The number of characters is only the first obstacle. The timeline in Catch-22 is practically nonsensical for the majority of the book. Heller jumps around in his timeline, introduces new characters out of thin air, and veers off topic quite often. While scenes themselves are usually easy to illustrate in your mind, the reason why these scenes are happening and what they mean is usually unclear. It’s not until the later stages of the novel that it slowly begins to make more sense as the ending approaches in anticipated fashion. This is a book that is perfect for reading multiple times.

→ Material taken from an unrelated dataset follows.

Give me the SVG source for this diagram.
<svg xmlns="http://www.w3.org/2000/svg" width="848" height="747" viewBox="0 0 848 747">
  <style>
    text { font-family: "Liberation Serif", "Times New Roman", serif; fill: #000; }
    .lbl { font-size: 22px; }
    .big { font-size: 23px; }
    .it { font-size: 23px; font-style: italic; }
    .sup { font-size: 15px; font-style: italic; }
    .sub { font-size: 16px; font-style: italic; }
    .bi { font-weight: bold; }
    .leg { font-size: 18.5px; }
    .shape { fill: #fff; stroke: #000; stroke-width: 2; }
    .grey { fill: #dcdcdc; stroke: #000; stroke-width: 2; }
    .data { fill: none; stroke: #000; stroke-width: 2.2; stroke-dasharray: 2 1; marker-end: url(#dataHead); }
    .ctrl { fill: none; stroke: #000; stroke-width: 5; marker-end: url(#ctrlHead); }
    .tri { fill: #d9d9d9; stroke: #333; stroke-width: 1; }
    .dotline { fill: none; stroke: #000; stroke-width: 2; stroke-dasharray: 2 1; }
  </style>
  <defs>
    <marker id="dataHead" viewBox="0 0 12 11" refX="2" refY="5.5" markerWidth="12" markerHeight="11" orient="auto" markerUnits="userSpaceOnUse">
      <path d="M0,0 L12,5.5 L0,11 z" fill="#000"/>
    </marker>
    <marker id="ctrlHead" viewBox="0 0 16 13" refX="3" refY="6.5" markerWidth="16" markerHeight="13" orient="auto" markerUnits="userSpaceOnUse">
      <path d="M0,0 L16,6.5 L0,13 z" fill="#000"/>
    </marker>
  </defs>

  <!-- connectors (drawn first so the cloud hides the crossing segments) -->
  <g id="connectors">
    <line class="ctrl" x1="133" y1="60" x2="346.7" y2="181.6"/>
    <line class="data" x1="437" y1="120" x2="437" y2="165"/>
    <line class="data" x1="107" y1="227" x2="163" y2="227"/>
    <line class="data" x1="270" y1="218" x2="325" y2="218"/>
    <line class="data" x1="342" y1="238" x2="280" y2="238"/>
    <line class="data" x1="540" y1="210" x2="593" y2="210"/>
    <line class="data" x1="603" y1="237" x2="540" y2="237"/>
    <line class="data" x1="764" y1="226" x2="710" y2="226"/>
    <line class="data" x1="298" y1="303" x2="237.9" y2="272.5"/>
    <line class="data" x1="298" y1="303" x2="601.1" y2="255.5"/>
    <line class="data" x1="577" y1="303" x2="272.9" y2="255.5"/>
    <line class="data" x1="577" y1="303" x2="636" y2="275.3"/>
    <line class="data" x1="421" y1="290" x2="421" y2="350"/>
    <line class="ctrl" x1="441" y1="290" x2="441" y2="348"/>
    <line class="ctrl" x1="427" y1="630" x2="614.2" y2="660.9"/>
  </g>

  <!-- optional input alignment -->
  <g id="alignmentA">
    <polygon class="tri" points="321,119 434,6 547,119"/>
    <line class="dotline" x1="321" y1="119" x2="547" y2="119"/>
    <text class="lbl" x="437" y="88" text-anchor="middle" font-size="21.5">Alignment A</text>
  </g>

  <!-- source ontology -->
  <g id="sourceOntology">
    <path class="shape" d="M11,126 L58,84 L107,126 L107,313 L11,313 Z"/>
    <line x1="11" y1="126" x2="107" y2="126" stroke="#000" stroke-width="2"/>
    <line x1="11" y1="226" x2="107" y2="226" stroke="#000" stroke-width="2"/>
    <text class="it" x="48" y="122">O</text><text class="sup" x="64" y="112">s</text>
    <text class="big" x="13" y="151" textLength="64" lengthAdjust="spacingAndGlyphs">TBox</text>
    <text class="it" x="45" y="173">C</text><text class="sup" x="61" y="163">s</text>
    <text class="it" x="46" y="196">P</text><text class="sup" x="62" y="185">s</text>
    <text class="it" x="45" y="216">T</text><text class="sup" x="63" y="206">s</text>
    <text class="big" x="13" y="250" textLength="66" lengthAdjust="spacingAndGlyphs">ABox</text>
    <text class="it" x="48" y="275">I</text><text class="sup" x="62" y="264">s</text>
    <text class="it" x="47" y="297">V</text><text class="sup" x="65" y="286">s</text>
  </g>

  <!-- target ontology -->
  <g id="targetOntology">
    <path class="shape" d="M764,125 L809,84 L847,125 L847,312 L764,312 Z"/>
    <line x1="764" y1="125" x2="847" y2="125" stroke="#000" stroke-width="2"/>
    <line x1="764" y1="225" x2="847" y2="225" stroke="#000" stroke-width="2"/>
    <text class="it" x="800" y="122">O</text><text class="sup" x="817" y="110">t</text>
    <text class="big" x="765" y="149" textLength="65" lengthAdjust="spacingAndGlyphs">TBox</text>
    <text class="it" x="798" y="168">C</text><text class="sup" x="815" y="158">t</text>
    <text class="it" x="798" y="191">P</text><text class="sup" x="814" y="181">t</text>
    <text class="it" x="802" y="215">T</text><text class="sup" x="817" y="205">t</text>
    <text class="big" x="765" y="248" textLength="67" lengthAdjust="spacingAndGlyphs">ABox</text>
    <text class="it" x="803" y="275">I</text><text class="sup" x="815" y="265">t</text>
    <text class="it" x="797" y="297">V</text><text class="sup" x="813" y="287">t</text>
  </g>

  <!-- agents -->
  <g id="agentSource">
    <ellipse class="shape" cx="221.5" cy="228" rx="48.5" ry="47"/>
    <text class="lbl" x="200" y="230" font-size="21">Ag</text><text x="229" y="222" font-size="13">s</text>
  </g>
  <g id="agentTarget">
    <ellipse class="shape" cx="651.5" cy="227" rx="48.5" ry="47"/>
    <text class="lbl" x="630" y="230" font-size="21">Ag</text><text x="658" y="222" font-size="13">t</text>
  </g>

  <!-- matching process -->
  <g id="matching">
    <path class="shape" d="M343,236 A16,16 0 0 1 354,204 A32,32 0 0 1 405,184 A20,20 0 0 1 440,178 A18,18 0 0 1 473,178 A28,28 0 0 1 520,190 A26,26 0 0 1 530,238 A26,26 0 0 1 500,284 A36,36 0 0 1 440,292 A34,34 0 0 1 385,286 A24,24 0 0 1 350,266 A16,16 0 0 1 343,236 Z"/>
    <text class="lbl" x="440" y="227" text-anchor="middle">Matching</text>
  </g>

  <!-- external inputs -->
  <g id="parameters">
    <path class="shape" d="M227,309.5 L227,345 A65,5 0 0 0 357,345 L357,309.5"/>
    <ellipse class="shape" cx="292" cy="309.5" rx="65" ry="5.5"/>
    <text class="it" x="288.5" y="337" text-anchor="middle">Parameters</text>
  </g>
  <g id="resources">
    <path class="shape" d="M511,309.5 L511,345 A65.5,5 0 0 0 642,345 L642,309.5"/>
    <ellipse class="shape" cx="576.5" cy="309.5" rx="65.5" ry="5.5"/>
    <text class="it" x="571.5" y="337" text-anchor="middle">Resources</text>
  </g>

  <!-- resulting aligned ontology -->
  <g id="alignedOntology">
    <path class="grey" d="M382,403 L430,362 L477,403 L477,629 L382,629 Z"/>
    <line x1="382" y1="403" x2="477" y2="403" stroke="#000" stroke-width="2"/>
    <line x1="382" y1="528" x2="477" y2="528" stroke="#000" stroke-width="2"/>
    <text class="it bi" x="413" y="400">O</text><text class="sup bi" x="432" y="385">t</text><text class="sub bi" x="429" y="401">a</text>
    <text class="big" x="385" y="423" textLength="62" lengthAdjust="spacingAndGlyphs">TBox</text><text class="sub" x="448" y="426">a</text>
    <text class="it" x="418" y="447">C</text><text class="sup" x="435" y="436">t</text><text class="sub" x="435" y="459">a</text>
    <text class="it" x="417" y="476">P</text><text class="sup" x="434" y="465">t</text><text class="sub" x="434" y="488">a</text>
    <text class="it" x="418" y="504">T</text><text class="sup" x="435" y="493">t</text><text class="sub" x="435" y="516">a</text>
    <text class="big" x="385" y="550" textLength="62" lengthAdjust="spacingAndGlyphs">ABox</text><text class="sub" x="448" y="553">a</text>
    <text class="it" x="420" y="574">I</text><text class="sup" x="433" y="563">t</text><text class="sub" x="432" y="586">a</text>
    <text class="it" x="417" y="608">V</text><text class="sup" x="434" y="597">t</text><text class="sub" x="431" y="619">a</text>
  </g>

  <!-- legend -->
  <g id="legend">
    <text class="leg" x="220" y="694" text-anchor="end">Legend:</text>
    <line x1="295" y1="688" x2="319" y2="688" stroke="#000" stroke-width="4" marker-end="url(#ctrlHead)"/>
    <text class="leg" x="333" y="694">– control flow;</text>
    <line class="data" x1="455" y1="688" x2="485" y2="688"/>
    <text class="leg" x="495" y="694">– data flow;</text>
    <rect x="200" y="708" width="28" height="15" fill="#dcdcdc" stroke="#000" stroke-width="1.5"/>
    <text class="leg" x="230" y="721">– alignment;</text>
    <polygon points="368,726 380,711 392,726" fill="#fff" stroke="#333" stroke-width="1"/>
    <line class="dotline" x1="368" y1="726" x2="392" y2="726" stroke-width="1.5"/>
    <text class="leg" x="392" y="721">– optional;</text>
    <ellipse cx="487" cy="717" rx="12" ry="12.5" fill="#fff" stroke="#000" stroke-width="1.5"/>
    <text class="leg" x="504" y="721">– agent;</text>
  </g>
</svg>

We are introduced to the phrase Catch-22 early on. Yossarian and his fellow airmen are allowed to become grounded from combat missions if they say they are crazy, making them unfit to fly. But this means that if the men care enough about their lives to claim they are crazy in order to get out of flying, they must not be crazy and will be forced to fly. So, this paradox is used throughout the book in the most insane ways to create an awful experience for our main character, Yossarian. The satirical humor begins in hilarious fashion, then slowly grows to become infuriating because of the incompetence of the higher ranking officers. I mean, these guys make Michael Scott look comparatively easy to work with. Just like in The Office you understand that it’s just all in comedic fun. The difference being that in Catch-22 peoples lives are on the line, making their incompetence and selfishness utterly painful at times. As I was nearing the end of the book, the visceral meanings in Heller’s writing cut deeper and deeper, and I was blown away by how he went back and forth between humor and tragedy so effortlessly. This is not your standard war story with tons of combat, gore, patriotism, and heroes. Heller specifically wrote it to blow the roof off of what people expected from a war novel, which he does in spectacular fashion.
“Sure, that’s what I mean,’ Doc Daneeka said. ‘A little grease is what makes this world go round. One hand washes the other. Know what I mean? You scratch my back, I’ll scratch yours.’
Yossarian knew what he meant.
That’s not what I meant,’ Doc Daneeka said, as Yossarian began scratching his back.”